Ia pernah diasingkan ke Boven Digoel (Papua), dan Banda Neira (Kepulauan Banda). Nyali Hatta tak berkurang. Ia terus berjuang hingga Indonesia merdeka pada 1945. Ia pun didaulat sebagai Wakil Presiden Indonesia yang pertama mendamping Soekarno. Perjuangan itulah yang membentuk pribadi Hatta sebagai tokoh bangsa.  

“Terdapat kesan yang cukup jelas, Hatta menempuh jalan yang cukup lempang dalam kehidupannya. Hal ini dimungkinkan karena bertemunya faktor-faktor yang saling mendukung dalam pembentukan kepribadian dan jalan hidupnya. Latar belakang keluarga dan didikan dalam keluarga telah membentuk Hatta menjadi pribadi beragama yang takwa, tekun, dan berdispiln serta meminati masalah ekonomi.”

“Lingkungan adat dan budaya Minangkabau merupakan lahan yang subur bagi pertumbuhan Hatta, khususnya dalam gairah menambah ilmu, bersikap kritis dan egaliter.
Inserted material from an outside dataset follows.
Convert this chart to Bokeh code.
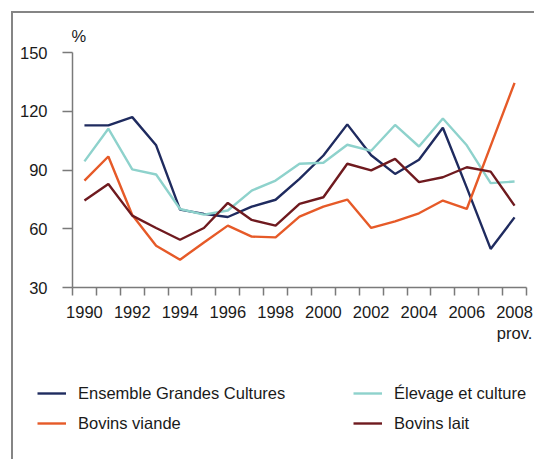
from bokeh.plotting import figure
from bokeh.layouts import column
from bokeh.models import Range1d, FixedTicker, Legend, LegendItem
from bokeh.embed import file_html
from bokeh.resources import INLINE

years = list(range(1990, 2009))
ensemble = [112.8, 112.8, 117.0, 102.6, 69.8, 67.6, 66.0, 71.3, 74.8, 85.5,
            97.4, 113.3, 97.5, 88.0, 95.2, 111.6, 81.0, 49.7, 65.8]
elevage = [94.4, 111.1, 90.3, 87.7, 70.1, 67.2, 69.3, 79.5, 84.6, 93.2,
           93.7, 102.9, 99.8, 113.0, 102.0, 116.3, 102.6, 83.3, 84.1]
viande = [84.6, 96.9, 67.0, 51.3, 44.2, 53.0, 61.6, 56.0, 55.6, 66.2,
          71.3, 74.9, 60.4, 63.8, 67.9, 74.4, 70.1, 102.3, 134.5]
lait = [74.4, 82.9, 66.7, 60.4, 54.4, 60.4, 73.2, 64.5, 61.6, 72.7,
        76.1, 93.2, 89.8, 95.7, 83.8, 86.3, 91.4, 89.2, 71.8]
label_years = [1990, 1992, 1994, 1996, 1998, 2000, 2002, 2004, 2006, 2008]
label_texts = ["1990", "1992", "1994", "1996", "1998", "2000", "2002",
               "2004", "2006", "2008\nprov."]
y_ticks = [30, 60, 90, 120, 150]
series_names = ["Ensemble Grandes Cultures", "Élevage et culture",
                "Bovins viande", "Bovins lait"]
unit_label = "%"

FONT = "Liberation Sans"
FS = "16.5px"
AX = "#7a7a7a"
TXT = "#1a1a1a"
BORDER = "#858585"

p = figure(width=521, height=344,
           x_range=Range1d(1989.5, 2008.5), y_range=Range1d(30, 150),
           output_backend="svg", toolbar_location=None,
           min_border_left=59, min_border_right=8,
           min_border_top=39, min_border_bottom=70)
p.outline_line_color = None
p.xgrid.visible = False
p.ygrid.visible = False

p.title.text = unit_label
p.title.align = "left"
p.title.offset = -1
p.title.standoff = 16
p.title.text_font = FONT
p.title.text_font_size = FS
p.title.text_font_style = "normal"
p.title.text_color = TXT

# y axis
ya = p.yaxis[0]
ya.ticker = FixedTicker(ticks=y_ticks, minor_ticks=[])
ya.axis_line_color = AX
ya.axis_line_width = 1.5
ya.major_tick_line_color = AX
ya.major_tick_line_width = 1.5
ya.major_tick_in = 0
ya.major_tick_out = 10
ya.minor_tick_line_color = None
ya.major_label_standoff = 15
ya.major_label_text_font = FONT
ya.major_label_text_font_size = FS
ya.major_label_text_color = TXT

# x axis: tick marks between categories (minor), labels at even years
xa = p.xaxis[0]
half = [y - 0.5 for y in years] + [years[-1] + 0.5]
xa.ticker = FixedTicker(ticks=label_years, minor_ticks=half)
xa.major_label_overrides = {y: t for y, t in zip(label_years, label_texts)}
xa.axis_line_color = AX
xa.axis_line_width = 1.5
xa.major_tick_line_color = None
xa.major_tick_in = 0
xa.major_tick_out = 0
xa.minor_tick_line_color = AX
xa.minor_tick_line_width = 1.5
xa.minor_tick_in = 0
xa.minor_tick_out = 8
xa.major_label_standoff = 7
xa.major_label_text_font = FONT
xa.major_label_text_font_size = FS
xa.major_label_text_color = TXT

colors = ["#1f2b5f", "#8ed2cc", "#e65a28", "#6f1a1f"]
data = [ensemble, elevage, viande, lait]
for vals, c in zip(data, colors):
    p.line(years, vals, line_color=c, line_width=2.4)

# legend panel (separate figure so the legend is not clipped by p's frame)
lf = figure(width=521, height=102, x_range=Range1d(0, 1),
            y_range=Range1d(0, 1), output_backend="svg",
            toolbar_location=None, x_axis_type=None, y_axis_type=None,
            min_border=0, min_border_left=0, min_border_right=0,
            min_border_top=0, min_border_bottom=0)
lf.outline_line_color = None
lf.xgrid.visible = False
lf.ygrid.visible = False
try:
    lf.frame_align = False
except Exception:
    pass
# the same series, outside lf's visible range: only their legend swatches show
lrs = [lf.line(years, vals, line_color=c, line_width=2.4)
       for vals, c in zip(data, colors)]

common = dict(orientation="vertical", glyph_width=29, glyph_height=20,
              label_height=20, label_standoff=12, spacing=10, padding=0,
              margin=0, border_line_alpha=0, background_fill_alpha=0,
              label_text_font=FONT, label_text_font_size=FS,
              label_text_color=TXT)
legA = Legend(items=[LegendItem(label=series_names[0], renderers=[lrs[0]]),
                     LegendItem(label=series_names[2], renderers=[lrs[2]])],
              location=(24, 26), **common)
legB = Legend(items=[LegendItem(label=series_names[1], renderers=[lrs[1]]),
                     LegendItem(label=series_names[3], renderers=[lrs[3]])],
              location=(340, 26), **common)
lf.add_layout(legA)
lf.add_layout(legB)

layout = column(p, lf, spacing=0)
layout.styles = {"border-left": "2px solid " + BORDER,
                 "border-top": "2px solid " + BORDER,
                 "margin-left": "11px", "margin-top": "11px"}

open("out.html", "w").write(file_html(layout, INLINE))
Begitu juga suasana masa penjajahan telah menampakkan dengan jelas dan langsung bagi Hatta tentang kondisi memprihatinkan masyarakat dan bangsa,” ungkap Zulfikri Suleman dalam buku Demokrasi untuk Indonesia: Pemikiran Politik Bung Hatta (2010).

Dukungan rakyat Indonesia kepada Bung Hatta mengalir deras. Ia dinilai sebagai sosok panutan, baik secara pribadi maupun sebagai pejabat. Orang-orang mengenalnya sebagai figur yang jujur, sederhana, berani, dan tak gila jabatan.
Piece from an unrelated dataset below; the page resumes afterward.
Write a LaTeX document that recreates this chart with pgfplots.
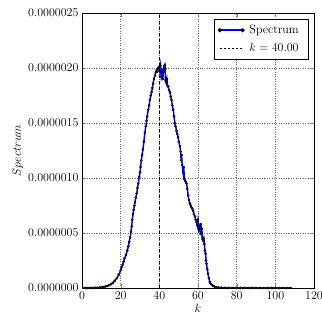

Dwitunggal Pemimpin Indonesia, Soekarno dan Hatta. (ANRI) 

Buktinya Hatta justru memilih mundur sebagai Wakil Presiden Indonesia karena sudah tak sepaham dengan Bung Karno pada 1956. Ia kemudian tetap aktif memberikan masukan, kadang pula kritik kepada petinggi negara hingga akhirnya hayatnya pada 14 Maret 1980.

Kepergian Hatta kemudian membuat seisi Nusantara berduka. Apalagi kala Hatta dimakamkan –sesuai wasiatnya—di TPU Tanah Kusir, Jakarta pada 15 Maret 1980. Mereka yang ikut melayat bejibun. Pun Presiden Soeharto termasuk salah satu di antaranya.

“Tapi toh Republik Indonesia tiba-tiba seperti kehilangan seorang ayah. Ketika iring-iringan jenazah sepanjang 4 KM itu Sabtu siang melewati Jalan Jenderal Sudirman, ratusan orang berbondong menghormat dan sejumlah orang kampung mengibarkan spanduk putih bercat hitam: Selamat Jalan, Bapakku!"

“Dan ketika tubuh yang berumur 77 tahun itu diturunkan ke liang lahat, di pemakaman rakyat di Tanah Kusir, hujan turun rintik sampai upacara selesai. Buya Hamka, yang memimpin sembahyang di rumah almarhum dan kemudian membacakan doa di makam, menangis di tengah kata-katanya,” tertulis dalam laporan Majalah Tempo berjudul Peninggalan Bung Hatta (1980).